A execução do PRR “é para ontem”, apontou o ministro, ciente de que “não são as 26 mil casas do PRR que vão resolver o problema da habitação em Portugal”, mas que é fundamental assegurar “o cumprimento absoluto” dessa meta.
Por outro lado, acrescentou Miguel Pinto Luz, as mais de 7.000 candidaturas apresentadas “correspondem a mais de 50.000 fogos, quando o PRR só prevê 26.000”.
Ora, o Governo quer encontrar “soluções” para as candidaturas que fiquem de fora, porque é necessário aumentar a oferta e porque pode dar-se o caso de, mais à frente no processo, se verificar que as candidaturas aprovadas “não se concretizaram por razões do próprio município, por razões de licenciamento, por razões de atrasos na construção”.
Esta espécie de bolsa extraordinária “não é uma medida de curto prazo, porque está a ser estudada do ponto de vista do impacto financeiro”, ressalvou o ministro, adiantando que haverá novidades no prazo de 30 dias.
Sobre o Alojamento Local
As autarquias voltam a poder decidir, com “autonomia”, sobre as novas licenças de alojamento local, disse também o ministro das Infraestruturas e Habitação, confirmando ainda a revogação do imposto extraordinário sobre este sector de actividade.
Antes da apresentação formal da Estratégia para a Habitação, Miguel Pinto Luz justificou a mudança política com a intenção de “reforçar o papel dos municípios”.
Reconhecendo que o alojamento local “de alguma forma impacta nas políticas de habitação, sejam elas de oferta pública, sejam elas de oferta privada”, o Governo frisa “acreditar na capacidade” das câmaras municipais para decidir.
“Os municípios terão uma palavra a dizer sobre isso”, vincou o ministro, acrescentando que a decisão terá “autonomia”, ainda que tenha de estar “de acordo com a legislação geral”.
Isso não significa que o Governo não concorde com a proibição de novas licenças.
“A proibição, se calhar, em Lisboa, fará sentido”, admite o ministro, mas ressalvando que “é uma decisão que caberá à câmara” da capital.
“Noutros sítios não faz sentido e, portanto, pode perder[-se] potencial e competitividade económica nessas regiões. Nós não queremos isso”, realçou.

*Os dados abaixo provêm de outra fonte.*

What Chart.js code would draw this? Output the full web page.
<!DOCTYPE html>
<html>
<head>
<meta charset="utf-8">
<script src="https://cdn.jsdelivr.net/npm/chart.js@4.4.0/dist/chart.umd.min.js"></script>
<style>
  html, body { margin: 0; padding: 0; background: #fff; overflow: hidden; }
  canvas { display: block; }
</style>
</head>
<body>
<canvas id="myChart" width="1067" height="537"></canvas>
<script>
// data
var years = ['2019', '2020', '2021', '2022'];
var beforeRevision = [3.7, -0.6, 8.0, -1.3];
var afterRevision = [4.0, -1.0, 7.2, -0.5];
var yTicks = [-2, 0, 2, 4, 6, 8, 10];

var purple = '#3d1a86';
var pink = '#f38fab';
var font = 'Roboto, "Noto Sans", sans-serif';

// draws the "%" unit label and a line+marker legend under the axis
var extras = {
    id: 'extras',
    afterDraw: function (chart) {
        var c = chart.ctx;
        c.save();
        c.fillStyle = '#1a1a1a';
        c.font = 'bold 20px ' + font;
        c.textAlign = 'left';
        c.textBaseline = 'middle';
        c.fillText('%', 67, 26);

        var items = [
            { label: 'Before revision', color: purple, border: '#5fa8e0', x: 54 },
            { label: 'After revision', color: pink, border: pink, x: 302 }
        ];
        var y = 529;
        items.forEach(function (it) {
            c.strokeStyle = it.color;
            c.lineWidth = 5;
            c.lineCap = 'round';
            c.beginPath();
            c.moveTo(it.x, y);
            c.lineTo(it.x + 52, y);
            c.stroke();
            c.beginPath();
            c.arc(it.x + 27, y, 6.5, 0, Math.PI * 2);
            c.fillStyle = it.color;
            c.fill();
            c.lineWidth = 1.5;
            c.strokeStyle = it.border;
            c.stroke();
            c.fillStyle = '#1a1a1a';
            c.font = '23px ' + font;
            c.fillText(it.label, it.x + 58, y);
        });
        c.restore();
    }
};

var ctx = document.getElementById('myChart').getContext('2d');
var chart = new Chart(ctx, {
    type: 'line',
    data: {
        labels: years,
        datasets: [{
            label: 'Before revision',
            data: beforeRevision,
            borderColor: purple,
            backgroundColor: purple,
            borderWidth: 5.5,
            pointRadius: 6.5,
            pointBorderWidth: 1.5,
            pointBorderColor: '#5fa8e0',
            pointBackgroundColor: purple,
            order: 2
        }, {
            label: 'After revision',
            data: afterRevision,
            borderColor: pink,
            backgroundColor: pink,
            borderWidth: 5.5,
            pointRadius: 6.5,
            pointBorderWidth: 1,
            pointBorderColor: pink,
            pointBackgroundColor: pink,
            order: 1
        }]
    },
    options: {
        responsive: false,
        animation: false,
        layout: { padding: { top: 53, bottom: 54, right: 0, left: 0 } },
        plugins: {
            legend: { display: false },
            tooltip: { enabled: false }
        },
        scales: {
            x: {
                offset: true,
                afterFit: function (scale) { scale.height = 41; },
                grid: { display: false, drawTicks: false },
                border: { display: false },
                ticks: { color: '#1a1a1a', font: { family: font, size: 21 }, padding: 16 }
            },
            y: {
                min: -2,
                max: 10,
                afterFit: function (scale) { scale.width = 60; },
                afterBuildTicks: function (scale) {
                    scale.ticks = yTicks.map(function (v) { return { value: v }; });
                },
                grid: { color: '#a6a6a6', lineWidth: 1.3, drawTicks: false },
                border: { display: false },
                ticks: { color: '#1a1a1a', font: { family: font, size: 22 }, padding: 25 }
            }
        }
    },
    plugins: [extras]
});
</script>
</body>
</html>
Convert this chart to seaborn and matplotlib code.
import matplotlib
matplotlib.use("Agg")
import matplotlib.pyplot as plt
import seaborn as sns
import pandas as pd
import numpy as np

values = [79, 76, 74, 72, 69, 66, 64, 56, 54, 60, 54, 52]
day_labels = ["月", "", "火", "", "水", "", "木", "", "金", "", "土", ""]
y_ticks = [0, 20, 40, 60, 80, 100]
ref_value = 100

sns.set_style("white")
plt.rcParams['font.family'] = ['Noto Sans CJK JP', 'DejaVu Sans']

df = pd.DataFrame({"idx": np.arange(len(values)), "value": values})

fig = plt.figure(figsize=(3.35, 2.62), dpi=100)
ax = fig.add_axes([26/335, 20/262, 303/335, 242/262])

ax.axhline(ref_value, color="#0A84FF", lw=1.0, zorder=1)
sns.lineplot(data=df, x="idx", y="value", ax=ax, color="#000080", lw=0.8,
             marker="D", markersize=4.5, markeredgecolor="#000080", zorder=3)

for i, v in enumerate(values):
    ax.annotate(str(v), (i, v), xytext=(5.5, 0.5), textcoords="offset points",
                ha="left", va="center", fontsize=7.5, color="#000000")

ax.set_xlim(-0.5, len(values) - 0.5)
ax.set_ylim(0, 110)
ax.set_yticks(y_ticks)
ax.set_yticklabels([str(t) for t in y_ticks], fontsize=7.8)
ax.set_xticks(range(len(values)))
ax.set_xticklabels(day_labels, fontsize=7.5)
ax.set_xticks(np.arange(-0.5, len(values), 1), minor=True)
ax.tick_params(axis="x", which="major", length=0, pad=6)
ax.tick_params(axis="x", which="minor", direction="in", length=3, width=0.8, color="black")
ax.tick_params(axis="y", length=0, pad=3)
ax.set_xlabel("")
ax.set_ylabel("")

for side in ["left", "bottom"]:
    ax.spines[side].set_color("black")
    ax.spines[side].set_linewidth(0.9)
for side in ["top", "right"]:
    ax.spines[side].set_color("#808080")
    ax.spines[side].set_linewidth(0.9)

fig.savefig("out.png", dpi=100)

Na Estratégia para a Habitação apresentada hoje pelo Governo (PSD-CDS/PP), prevê-se igualmente a revogação da Contribuição Extraordinária sobre o Alojamento Local, uma das medidas mais contestadas do pacote Mais Habitação, aprovado pelo anterior Governo socialista e em vigor, como lei, desde 07 de Outubro do ano passado.

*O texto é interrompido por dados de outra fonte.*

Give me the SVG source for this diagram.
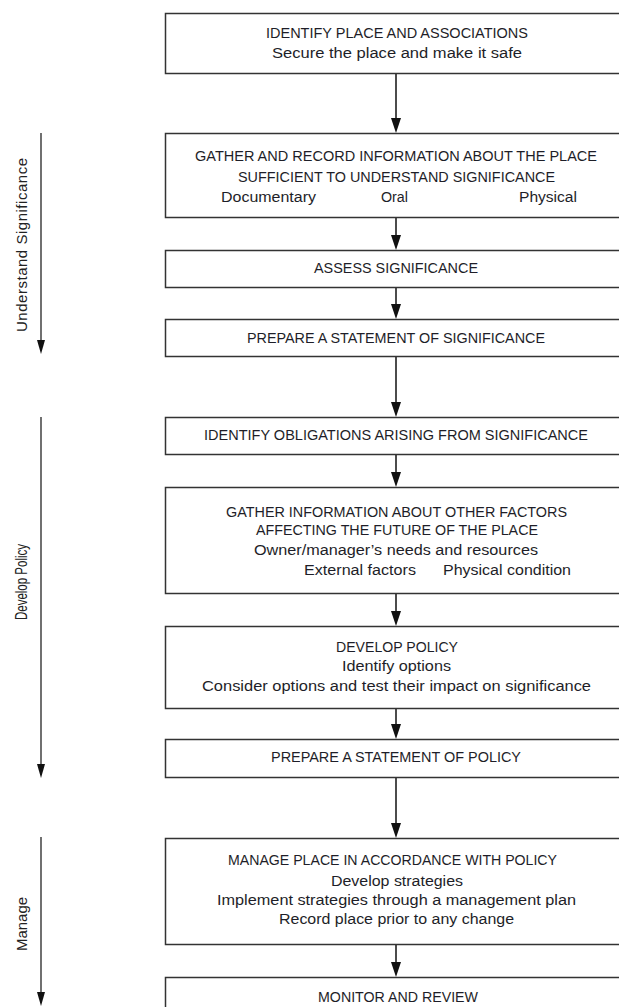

As medidas relacionadas com o alojamento local são, na Estratégia para a Habitação do actual Governo, das que têm mais rápida execução (a dez dias) e incluem também a revogação da caducidade da licença e da transmissibilidade dos alojamentos locais.
Para Miguel Pinto Luz, “o que estava mal na anterior lei” é “tratar de forma igual aquilo que é objectivamente diferente”.

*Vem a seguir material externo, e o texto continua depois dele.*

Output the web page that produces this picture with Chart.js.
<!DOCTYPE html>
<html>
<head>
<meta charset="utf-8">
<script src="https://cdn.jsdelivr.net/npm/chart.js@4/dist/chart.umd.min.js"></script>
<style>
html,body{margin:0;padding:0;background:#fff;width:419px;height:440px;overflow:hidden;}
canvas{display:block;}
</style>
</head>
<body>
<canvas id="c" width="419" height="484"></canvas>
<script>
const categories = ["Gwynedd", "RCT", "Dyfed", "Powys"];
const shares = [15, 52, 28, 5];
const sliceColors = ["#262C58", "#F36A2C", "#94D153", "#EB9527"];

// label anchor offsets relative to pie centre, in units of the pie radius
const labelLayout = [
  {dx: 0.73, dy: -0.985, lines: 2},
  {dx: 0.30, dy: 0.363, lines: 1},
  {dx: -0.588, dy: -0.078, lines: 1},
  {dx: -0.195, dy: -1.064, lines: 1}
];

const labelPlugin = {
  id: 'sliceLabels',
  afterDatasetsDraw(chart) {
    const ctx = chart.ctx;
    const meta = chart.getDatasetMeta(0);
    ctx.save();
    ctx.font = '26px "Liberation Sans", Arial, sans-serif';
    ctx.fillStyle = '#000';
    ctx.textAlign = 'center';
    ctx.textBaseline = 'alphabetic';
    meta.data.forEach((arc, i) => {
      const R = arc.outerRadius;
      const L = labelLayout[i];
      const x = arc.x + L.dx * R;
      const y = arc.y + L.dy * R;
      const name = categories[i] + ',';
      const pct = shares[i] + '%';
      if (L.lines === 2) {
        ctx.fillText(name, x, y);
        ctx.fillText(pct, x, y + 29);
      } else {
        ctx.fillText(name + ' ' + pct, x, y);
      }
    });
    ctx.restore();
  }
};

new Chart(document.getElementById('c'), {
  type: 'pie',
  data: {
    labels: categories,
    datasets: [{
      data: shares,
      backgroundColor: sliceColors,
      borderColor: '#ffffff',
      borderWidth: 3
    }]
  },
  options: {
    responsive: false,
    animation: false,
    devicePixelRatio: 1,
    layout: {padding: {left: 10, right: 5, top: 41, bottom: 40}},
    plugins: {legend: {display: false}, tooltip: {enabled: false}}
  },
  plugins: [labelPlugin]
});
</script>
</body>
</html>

E deixou um exemplo: “os empreendimentos de alojamento local no Algarve não são os mesmos de Lisboa, o alojamento local nas Caldas da Rainha é diferente do alojamento local no Porto.”
Com a revogação das medidas sobre o alojamento local, o Governo assume “uma visão descentralizada”, para “tratar diferente aquilo que é preciso tratar de forma diferente”, distingue.
Já o Programa de Governo, apresentado em 10 de Abril, assumira a intenção de revogar as medidas aprovadas pelo anterior executivo socialista que o novo Governo considera “erradas”, entre as quais o arrendamento forçado, os congelamentos de rendas e as “medidas penalizadoras” do alojamento local.
Com 30 medidas, a Estratégia para a Habitação, apresentada hoje, veio confirmar isso mesmo.